"Decide today whom you will serve..." These words that we hear in the first reading turn our considerations to the virtue of fidelity. Fidelity, to be faithful is a decision. The people of Israel had continually experienced the fidelity of God, seen in the wonders and in the salvation the Lord of Israel had done in favor of the people whom he had chosen. From the very beginning, God had wanted to be faithful, his decision is once and for all; he will never change in his faithfulness. Deep within the testimony of Sacred Scripture of the history of salvation is the conviction that God is faithful.
But man is not like God, however, he is likewise called to be faithful. This fidelity is based note truth about man that reveals him to be capable of entering into relationships capable of loving and being loved. Man is capable of saying "yes", and he is likewise capable of holding on to his word. However, unlike God, who is eternal and unchanging, firm in his word, man needs to say this "yes" time and again in his life. If we were to compare the word given by God with that given by man (not that it is possible; it would be like comparing a flickering candle flame to the blazing inferno that is the sun), man's word is fickle, always in the danger of changing, now yes, and then no at the moment.

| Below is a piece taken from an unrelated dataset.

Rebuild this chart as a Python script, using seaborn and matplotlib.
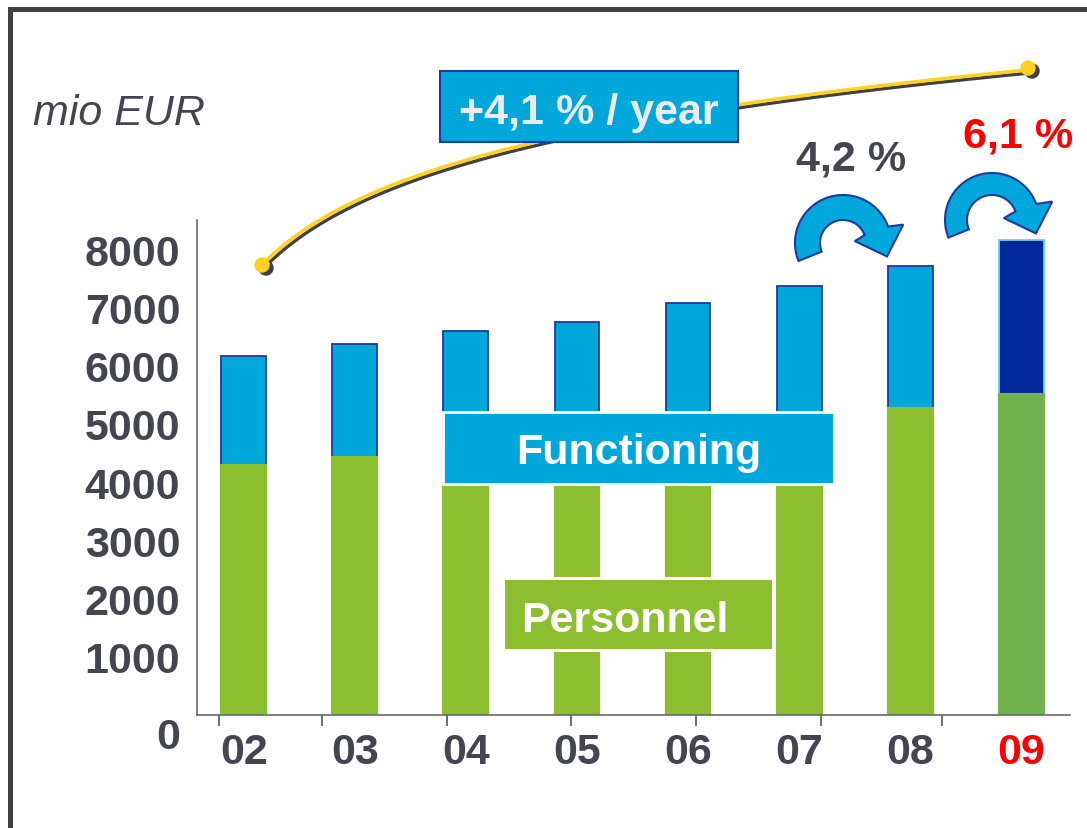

For man, being faithful always entails the decision to say "yes", and to renew whenever needed, whenever possible. Fidelity requires bolstering this decision with the only force that cold make it thrive and grow: love. In our relationship with the Lord, being his requires renewing this decision time and again, and making the love of God--not even ours--as the foundation of this decision. This is the same in every human relationship that is made to last. Being faithful to one's spouse means affirming this decision to love steadfastly whenever it is precisely needed. This goes as well for those who had consecrated themselves especially to the love of God, whether in the priesthood, in the religious life, or in the apostolate.
Being conscious of the good news that God is faithful allows us to live on this fidelity, and be faithful ourselves. In the gospel we hear precious words coming from Peter: Master, to whom shall we go?
You have the words of eternal life.We have come to believe and are convinced that you are the Holy One of God.” One proof of God's faithfulness is that he gives us the words of eternal life. The mystery of divine life is not closed to man; in Jesus Christ it is accessible, and only sin is the barrier that impedes the life of God from entering into us.
With the divine life of grace pulsating within us, we become like God himself, and become faithful as he is. Divine fidelity is translated in our life in the way we give ourselves unreservedly to good, in loving others as they should be loved. In the Second Reading we hear the words of the Apostle Paul: Be subordinate to one another out of reverence for Christ. Man's love become purified of its selfishness, because it begins to be strengthen by divine love. This is the blessing of those who strive to be faithful to God: they become stronger in loving others in the way these should be loved. Let's pray that all married couples, all consecrated persons may love in this way.